Aquí se presenta otro terreno de conflicto cortado por los intereses de muchos de los agentes del Pacto Histórico y por las necesidades del país, las cuales deben ser la prioridad del gobierno del cambio. ¿Para qué es necesaria la universidad pública? Esta es la pregunta de fondo que hay que enfrentar.

Los sectores más pedestres de la izquierda tradicional piensan que la razón de ser de la universidad es la formación de cuadros revolucionarios. Esta visión dogmática mezquina va en contravía del desarrollo de la ciencia y del saber, pues se supone que estos están condensados en una ideología que no cambia desde el siglo XIX, a pesar de los duros golpes de la realidad recibidos durante el siglo XX.

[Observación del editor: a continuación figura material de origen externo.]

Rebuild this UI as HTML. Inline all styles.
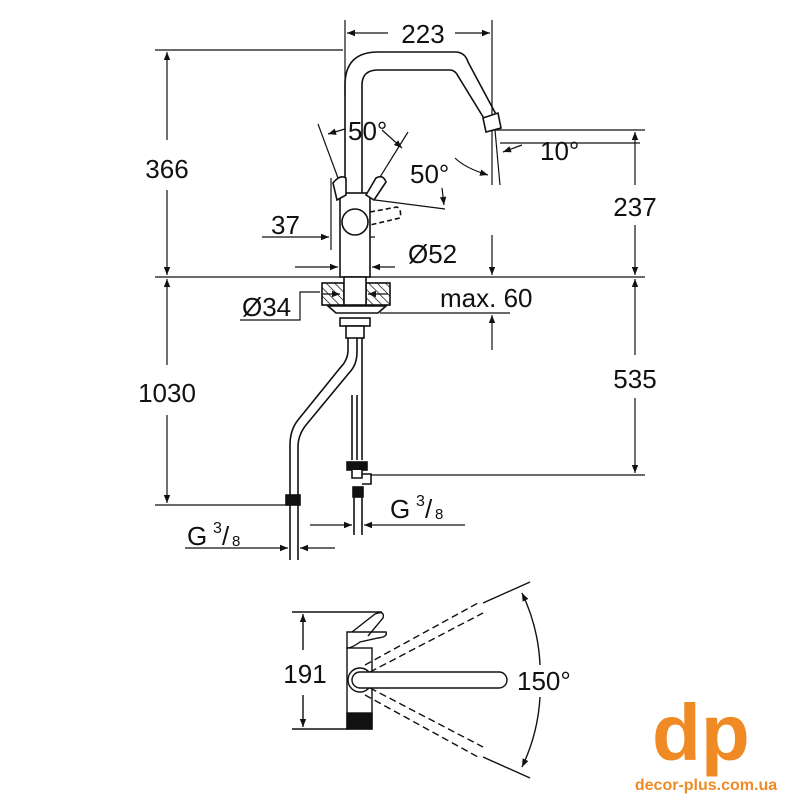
<!DOCTYPE html>
<html><head><meta charset="utf-8"><style>
html,body{margin:0;padding:0;background:#fff}
svg{display:block}
text{font-family:"Liberation Sans",sans-serif;fill:#111}
</style></head><body>
<svg width="800" height="800" viewBox="0 0 800 800" xmlns="http://www.w3.org/2000/svg">
<defs>
<marker id="a" viewBox="0 0 10 10" refX="10" refY="5" markerWidth="16" markerHeight="8" orient="auto-start-reverse" markerUnits="userSpaceOnUse"><path d="M0,1 L10,5 L0,9 z" fill="#111"/></marker>
<pattern id="h" width="6" height="6" patternUnits="userSpaceOnUse" patternTransform="rotate(-45)"><line x1="0" y1="0" x2="0" y2="6" stroke="#111" stroke-width="1.5"/></pattern>
</defs>
<g stroke="#111" stroke-width="1.2" fill="none">
<line x1="155" y1="277" x2="645" y2="277"/>
<line x1="155" y1="50" x2="343" y2="50"/>
<line x1="167" y1="52" x2="167" y2="140" marker-start="url(#a)"/>
<line x1="167" y1="190" x2="167" y2="275" marker-end="url(#a)"/>
<line x1="167" y1="279" x2="167" y2="365" marker-start="url(#a)"/>
<line x1="167" y1="415" x2="167" y2="503" marker-end="url(#a)"/>
<line x1="155" y1="505" x2="290" y2="505"/>
<line x1="345" y1="20" x2="345" y2="95"/>
<line x1="492" y1="20" x2="492" y2="128"/>
<line x1="347" y1="33" x2="388" y2="33" marker-start="url(#a)"/>
<line x1="455" y1="33" x2="490" y2="33" marker-end="url(#a)"/>
<line x1="495" y1="130" x2="645" y2="130"/>
<line x1="635" y1="132" x2="635" y2="185" marker-start="url(#a)"/>
<line x1="635" y1="225" x2="635" y2="275" marker-end="url(#a)"/>
<line x1="635" y1="279" x2="635" y2="355" marker-start="url(#a)"/>
<line x1="635" y1="398" x2="635" y2="473" marker-end="url(#a)"/>
<line x1="365" y1="475" x2="645" y2="475"/>
<line x1="492" y1="235" x2="492" y2="275" marker-end="url(#a)"/>
<line x1="492" y1="350" x2="492" y2="315" marker-end="url(#a)"/>
<line x1="380" y1="313" x2="510" y2="313"/>
<line x1="500" y1="143" x2="640" y2="143"/>
<line x1="522" y1="145" x2="503" y2="152" marker-end="url(#a)"/>
<path d="M455,158 Q465,168 488,175" marker-end="url(#a)"/>
<line x1="492" y1="130" x2="492" y2="185"/>
<line x1="495" y1="130" x2="500" y2="185"/>
<line x1="295" y1="267" x2="338" y2="267" marker-end="url(#a)"/>
<line x1="395" y1="267" x2="372" y2="267" marker-end="url(#a)"/>
<line x1="262" y1="237" x2="329" y2="237" marker-end="url(#a)"/>
<line x1="375" y1="237" x2="357" y2="237" marker-end="url(#a)"/>
<line x1="331" y1="178" x2="331" y2="250"/>
<polyline points="240,320 300,320 300,292 320,292"/>
<line x1="322" y1="294" x2="340" y2="294" marker-end="url(#a)"/>
<line x1="388" y1="294" x2="368" y2="294" marker-end="url(#a)"/>
<line x1="318" y1="124" x2="338" y2="178"/>
<line x1="408" y1="132" x2="372" y2="190"/>
<line x1="328" y1="134" x2="345" y2="129" marker-start="url(#a)"/>
<line x1="382" y1="130" x2="402" y2="148" marker-end="url(#a)"/>
<line x1="375" y1="200" x2="445" y2="209"/>
<line x1="442" y1="188" x2="444" y2="205" marker-end="url(#a)"/>
</g>
<g stroke="#111" stroke-width="1.6" fill="none">
<path d="M345,193 V85 Q345,52 378,52 H455 Q465,52 468,62 L498,118"/>
<path d="M362,193 V85 Q362,70 378,70 H450 Q455,70 458,76 L485,120"/>
<polygon points="483,118 498,113 501,128 486,132" fill="#fff"/>
<rect x="340" y="193" width="30" height="84" fill="#fff"/>
<circle cx="355" cy="222" r="13" fill="#fff"/>
<path d="M333,183 Q340,174 346,178 L346,195 L337,200 Z" fill="#fff"/>
<path d="M366,195 L376,178 Q383,174 386,182 L374,200 Z" fill="#fff"/>
<path d="M370,212 L397,207 Q402,210 400,218 L370,225" stroke-dasharray="5,3"/>
<rect x="322" y="283" width="22" height="22" fill="url(#h)"/>
<rect x="366" y="283" width="24" height="22" fill="url(#h)"/>
<rect x="344" y="277" width="22" height="28" fill="#fff"/>
<path d="M328,306 H386 L378,313 H336 Z" fill="#fff"/>
<rect x="340" y="318" width="30" height="8" fill="#fff"/>
<rect x="346" y="326" width="18" height="12" fill="#fff"/>
<path d="M348,338 V350 Q348,360 340,368 L298,420 Q290,430 290,445 V496"/>
<path d="M357,338 V352 Q357,365 349,373 L306,425 Q298,435 298,447 V496"/>
<line x1="352" y1="395" x2="352" y2="460"/><line x1="357" y1="395" x2="357" y2="460"/>
<line x1="362" y1="338" x2="362" y2="460"/>
<rect x="286" y="495" width="14" height="10" fill="#111"/>
<rect x="347" y="462" width="20" height="8" fill="#111"/>
<path d="M352,470 V478 L362,478 V470 M362,474 H371 V484 H362" fill="#fff"/>
<rect x="353" y="487" width="10" height="10" fill="#111"/>
<line x1="290" y1="505" x2="290" y2="560"/><line x1="298" y1="505" x2="298" y2="560"/>
<line x1="354" y1="497" x2="354" y2="535"/><line x1="362" y1="497" x2="362" y2="535"/>
</g>
<g stroke="#111" stroke-width="1.2" fill="none">
<line x1="185" y1="548" x2="288" y2="548" marker-end="url(#a)"/>
<line x1="335" y1="548" x2="300" y2="548" marker-end="url(#a)"/>
<line x1="310" y1="525" x2="352" y2="525" marker-end="url(#a)"/>
<line x1="465" y1="525" x2="364" y2="525" marker-end="url(#a)"/>
</g>
<g font-size="26">
<rect x="398" y="18" width="52" height="28" fill="#fff"/>
<text x="423" y="43" text-anchor="middle">223</text>
<text x="167" y="178" text-anchor="middle">366</text>
<text x="167" y="402" text-anchor="middle">1030</text>
<text x="635" y="216" text-anchor="middle">237</text>
<text x="635" y="388" text-anchor="middle">535</text>
<text x="440" y="307">max. 60</text>
<text x="408" y="263">Ø52</text>
<text x="242" y="316">Ø34</text>
<text x="271" y="234">37</text>
<text x="348" y="140">50°</text>
<text x="410" y="183">50°</text>
<text x="540" y="160">10°</text>
<text x="187" y="545">G</text><text x="213" y="533" font-size="16">3</text><text x="222" y="545">/</text><text x="232" y="546" font-size="15">8</text>
<text x="390" y="518">G</text><text x="416" y="506" font-size="16">3</text><text x="425" y="518">/</text><text x="435" y="519" font-size="15">8</text>
<text x="305" y="683" text-anchor="middle">191</text>
<text x="517" y="690">150°</text>
</g>
<g stroke="#111" stroke-width="1.4" fill="none">
<line x1="292" y1="612" x2="382" y2="612"/>
<line x1="292" y1="729" x2="348" y2="729"/>
<line x1="303" y1="614" x2="303" y2="650" marker-start="url(#a)"/>
<line x1="303" y1="695" x2="303" y2="727" marker-end="url(#a)"/>
<rect x="347" y="648" width="25" height="81" fill="#fff"/>
<rect x="347" y="713" width="25" height="16" fill="#111"/>
<path d="M347,642 V632 H386 Q388,637 378,638 L360,642 Q352,648 347,648 Z" fill="#fff"/>
<path d="M352,632 L375,614 Q385,610 383,618 L368,636" />
<circle cx="360" cy="680" r="12" fill="#fff"/>
<rect x="352" y="672" width="155" height="16" rx="8" fill="#fff"/>
<g stroke-dasharray="7,4">
<line x1="365" y1="665" x2="478" y2="603"/><line x1="370" y1="672" x2="483" y2="613"/>
<line x1="365" y1="695" x2="478" y2="757"/><line x1="370" y1="688" x2="483" y2="747"/>
</g>
<line x1="483" y1="603" x2="530" y2="582"/>
<line x1="483" y1="757" x2="530" y2="778"/>
<path d="M522,593 A185,185 0 0 1 540,665" marker-start="url(#a)"/>
<path d="M540,697 A185,185 0 0 1 522,767" marker-end="url(#a)"/>
</g>
<text x="652" y="760" font-size="80" font-weight="bold" style="fill:#F08A24">dp</text>
<text x="706" y="790" font-size="16" font-weight="bold" text-anchor="middle" style="fill:#F08A24">decor-plus.com.ua</text>
</svg>
</body></html>
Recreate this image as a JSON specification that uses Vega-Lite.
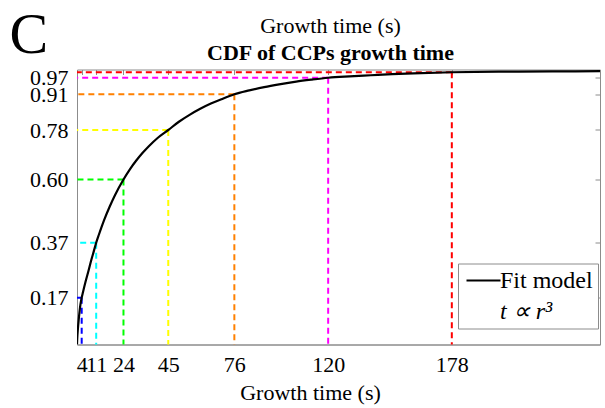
{
  "$schema": "https://vega.github.io/schema/vega-lite/v6.json",
  "width": 523,
  "height": 275,
  "autosize": "none",
  "padding": {"left": 77, "top": 69.5, "right": 5, "bottom": 63.5},
  "background": "white",
  "config": {
    "font": "'Liberation Serif', 'Times New Roman', serif",
    "view": {"stroke": "#8c8c8c", "strokeWidth": 1},
    "axis": {"labelFont": "'Liberation Serif', 'Times New Roman', serif", "titleFont": "'Liberation Serif', 'Times New Roman', serif", "labelFontSize": 22, "titleFontSize": 22, "labelColor": "black", "titleColor": "black", "titleFontWeight": "normal", "domainColor": "#8c8c8c", "tickColor": "#8c8c8c", "grid": false},
    "legend": {"labelFont": "'Liberation Serif', 'Times New Roman', serif"},
    "title": {"font": "'Liberation Serif', 'Times New Roman', serif", "subtitleFont": "'Liberation Serif', 'Times New Roman', serif"}
  },
  "title": {
    "text": "Growth time (s)",
    "subtitle": "CDF of CCPs growth time",
    "fontSize": 22,
    "fontWeight": "normal",
    "color": "black",
    "subtitleFontSize": 22,
    "subtitleFontWeight": "bold",
    "subtitleColor": "black",
    "subtitlePadding": 5,
    "anchor": "middle",
    "offset": 6,
    "dx": -8,
    "dy": 64
  },
  "resolve": {"axis": {"x": "independent", "y": "independent"}},
  "datasets": {
    "curve": [
      {"t": 2.2, "p": 0.0, "series": "Fit model"},
      {"t": 2.3, "p": 0.02, "series": "Fit model"},
      {"t": 2.6, "p": 0.055, "series": "Fit model"},
      {"t": 3.0, "p": 0.09, "series": "Fit model"},
      {"t": 3.8, "p": 0.145, "series": "Fit model"},
      {"t": 4.4, "p": 0.17, "series": "Fit model"},
      {"t": 5.0, "p": 0.19, "series": "Fit model"},
      {"t": 6.2, "p": 0.228, "series": "Fit model"},
      {"t": 7.6, "p": 0.268, "series": "Fit model"},
      {"t": 9.0, "p": 0.31, "series": "Fit model"},
      {"t": 10.0, "p": 0.337, "series": "Fit model"},
      {"t": 11.2, "p": 0.37, "series": "Fit model"},
      {"t": 12.5, "p": 0.40, "series": "Fit model"},
      {"t": 15, "p": 0.454, "series": "Fit model"},
      {"t": 17.5, "p": 0.501, "series": "Fit model"},
      {"t": 20, "p": 0.543, "series": "Fit model"},
      {"t": 24, "p": 0.60, "series": "Fit model"},
      {"t": 27, "p": 0.637, "series": "Fit model"},
      {"t": 30, "p": 0.669, "series": "Fit model"},
      {"t": 33, "p": 0.697, "series": "Fit model"},
      {"t": 36, "p": 0.722, "series": "Fit model"},
      {"t": 40, "p": 0.751, "series": "Fit model"},
      {"t": 45, "p": 0.78, "series": "Fit model"},
      {"t": 50, "p": 0.81, "series": "Fit model"},
      {"t": 55, "p": 0.835, "series": "Fit model"},
      {"t": 60, "p": 0.857, "series": "Fit model"},
      {"t": 65, "p": 0.876, "series": "Fit model"},
      {"t": 70, "p": 0.892, "series": "Fit model"},
      {"t": 76, "p": 0.91, "series": "Fit model"},
      {"t": 83, "p": 0.924, "series": "Fit model"},
      {"t": 90, "p": 0.936, "series": "Fit model"},
      {"t": 97, "p": 0.946, "series": "Fit model"},
      {"t": 105, "p": 0.956, "series": "Fit model"},
      {"t": 112, "p": 0.963, "series": "Fit model"},
      {"t": 120, "p": 0.97, "series": "Fit model"},
      {"t": 130, "p": 0.975, "series": "Fit model"},
      {"t": 140, "p": 0.979, "series": "Fit model"},
      {"t": 150, "p": 0.983, "series": "Fit model"},
      {"t": 160, "p": 0.986, "series": "Fit model"},
      {"t": 178, "p": 0.99, "series": "Fit model"},
      {"t": 200, "p": 0.992, "series": "Fit model"},
      {"t": 225, "p": 0.993, "series": "Fit model"},
      {"t": 247.5, "p": 0.994, "series": "Fit model"}
    ],
    "guides": [
      {"t": 4.4, "p": 0.17, "c": "blue"},
      {"t": 11.2, "p": 0.37, "c": "cyan"},
      {"t": 24, "p": 0.60, "c": "lime"},
      {"t": 45, "p": 0.78, "c": "yellow"},
      {"t": 76, "p": 0.91, "c": "#ff8000"},
      {"t": 120, "p": 0.97, "c": "magenta"},
      {"t": 178, "p": 0.99, "c": "red"}
    ]
  },
  "layer": [
    {
      "data": {"name": "guides"},
      "mark": {"type": "rule", "strokeDash": [6, 4], "strokeWidth": 2},
      "encoding": {
        "x": {"field": "t", "type": "quantitative", "scale": {"domain": [2.2, 247.5], "nice": false, "zero": false},
          "axis": {"orient": "bottom", "values": [4.4, 11.2, 24, 45, 76, 120, 178], "labelExpr": "format(datum.value, '.0f')", "labelOverlap": false, "labelBound": false, "labelFlush": false, "tickSize": 0, "labelPadding": 10, "title": "Growth time (s)", "titlePadding": 7, "titleX": 233}},
        "x2": {"datum": 2.2},
        "y": {"field": "p", "type": "quantitative", "scale": {"domain": [0, 1], "nice": false, "zero": true},
          "axis": {"orient": "left", "values": [0.17, 0.37, 0.6, 0.78, 0.91, 0.97], "format": ".2f", "labelOverlap": false, "labelBound": false, "labelFlush": false, "tickSize": 0, "labelPadding": 9, "title": "C", "titleFontSize": 58, "titleAngle": 0, "titleAlign": "left", "titleBaseline": "alphabetic", "titleX": -68, "titleY": -17}},
        "stroke": {"field": "c", "type": "nominal", "scale": null, "legend": null}
      }
    },
    {
      "data": {"name": "guides"},
      "mark": {"type": "rule", "strokeDash": [6, 4], "strokeWidth": 2},
      "encoding": {
        "x": {"field": "t", "type": "quantitative",
          "axis": {"orient": "top", "values": [4.4, 11.2, 24, 45, 76, 120, 178], "labels": false, "domain": false, "ticks": true, "tickSize": -5, "title": null}},
        "y": {"field": "p", "type": "quantitative",
          "axis": {"orient": "right", "values": [0.17, 0.37, 0.6, 0.78, 0.91, 0.97], "labels": false, "domain": false, "ticks": true, "tickSize": -5, "title": null}},
        "y2": {"datum": 0},
        "stroke": {"field": "c", "type": "nominal", "scale": null, "legend": null}
      }
    },
    {
      "data": {"name": "curve"},
      "mark": {"type": "line", "strokeWidth": 2.2, "clip": true, "interpolate": "monotone"},
      "encoding": {
        "x": {"field": "t", "type": "quantitative", "axis": null},
        "y": {"field": "p", "type": "quantitative", "axis": null},
        "color": {
          "field": "series", "type": "nominal",
          "scale": {"domain": ["Fit model", "t ∝ r³"], "range": ["black", "black"]},
          "legend": {
            "title": null,
            "orient": "none",
            "legendX": 381,
            "legendY": 194,
            "direction": "vertical",
            "strokeColor": "#8c8c8c",
            "fillColor": "white",
            "padding": 5,
            "symbolType": "M-1,0H3",
            "symbolSize": 289,
            "symbolStrokeWidth": 2,
            "symbolStrokeColor": "black",
            "labelFontSize": 24,
            "labelColor": "black",
            "labelOffset": 13,
            "labelLimit": 200,
            "rowPadding": 7,
            "encode": {
              "symbols": {"update": {"opacity": {"signal": "datum.label === 'Fit model' ? 1 : 0"}}},
              "labels": {"update": {"fontStyle": {"signal": "datum.label === 'Fit model' ? 'normal' : 'italic'"}}}
            }
          }
        }
      }
    }
  ]
}
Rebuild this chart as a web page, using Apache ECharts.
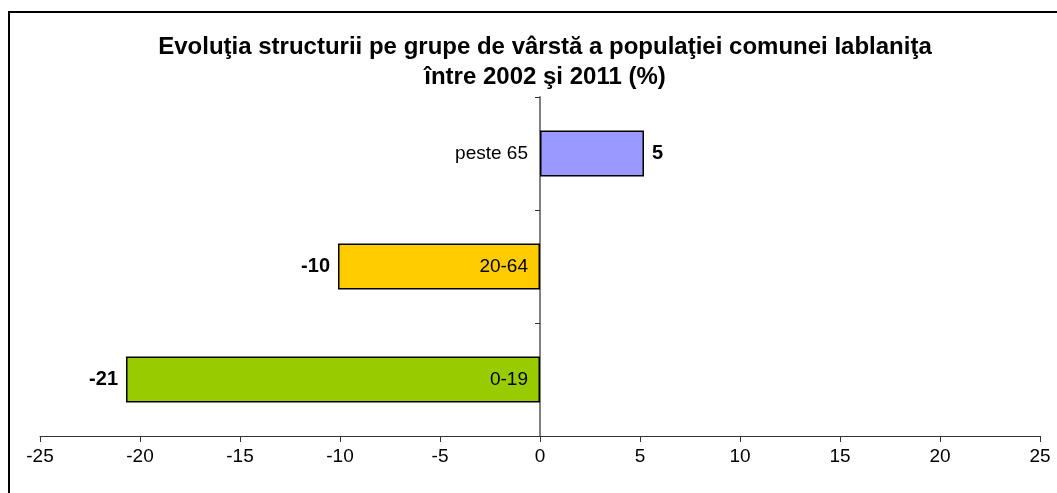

La universidad pública es necesaria para realizar las transformaciones que requiere el país en todos los órdenes. Por este motivo, su principal razón de ser es la academia como nicho de la docencia, la investigación, la técnica, el arte, la cultura, etcétera.

La demagogia y la vocinglería de los politiqueros en nada contribuyen a crear una universidad moderna y participante en las transformaciones nacionales. Todo lo contrario: los politiqueros y clientelistas de todos los pelambres, los demagogos de profesión, son parte del problema, no la solución para las dificultades universitarias.

La universidad pública debe ser el principal nicho del saber y la ciencia, con una función en la movilidad social de los estratos populares. Es un vehículo para ascender en la escala social mediante el conocimiento, aparte de ser escenario de la distribución más equitativa del presupuesto, al financiarse con los impuestos de todos.

Un gran reto del cambio que promueve el presidente Petro consiste en modernizar la universidad pública y en transformarla en un medio eficaz para la formación de los profesionales humanistas que requiere el país. Esta meta solo puede conseguirse reforzando la academia.

He aquí otra fuente de conflicto con los partidos tradicionales que la han visto como un simple instrumento de sus intereses politiqueros, o con los deseos de la izquierda más arcaica, que empujarán a la educación superior hacia el desastre. Un desastre disfrazado de revolución, pero desastre, al fin y al cabo.

El efecto Petro ya está tocando a la universidad pública, y las fuerzas que lo apoyaron empiezan a dejar atrás la pasividad gandhiana para asumir un rol más activo en el control de la educación superior. ¿Cuál será el futuro de las universidades? El tiempo resolverá esta pregunta.